For marines this can range from a more hand-to-hand close combat army, to a balanced list, to a very shooty army. There are also serveral chapters that exemplify those traits: Black Templar and Blood Angels (close combat oriented), Ultramarines (standard codex marines with great special characters, balanced), and Dark Angels (more shooty).
Tau is a very shooty army by nature and really should avoid close combat at all costs. The choices your son will be looking at are a more static shooting army, a mechanized force, or some combination of the two.
I would highly recommend once you get a feel for the game you can proxy units into your army to try them out. This will give you a feel for some units that you may not own and will save you from buying models that you will end up never using. So after you've gotten your feet wet and have a feel for the type of army that you want, you can start to expand up from 1000 points to the 1250-1500 level and then to 1850-2000.
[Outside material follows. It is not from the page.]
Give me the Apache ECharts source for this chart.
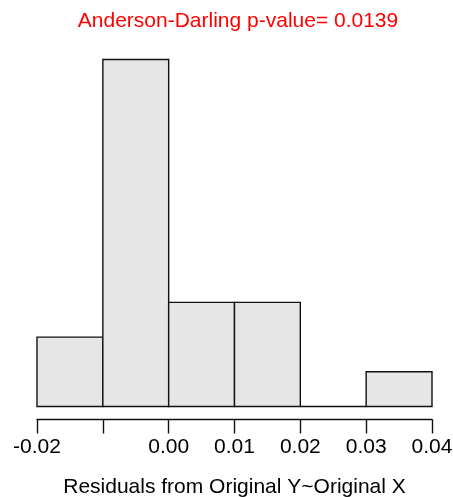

Also, as your just getting started, I would highly recommend the batallion/battle force (not the megaforce) boxes for both Space Marines and Tau. Both are $90.00 USD and have a very good variety of models that you will more than likely use in your army's core.
Lastly, make sure you wait on glueing on special/heavy weapons until your sure that the weapons you glue on are what you want. The same is true for modeling your Sergeant in your Space Marine army. Also the same goes for your son's XV8 "Crisis" Battlesuits. He should not glue them on until he is sure they are the weapons that he will want on the suit.
Welcome to Warhammer 40k and LO . Good luck with everything.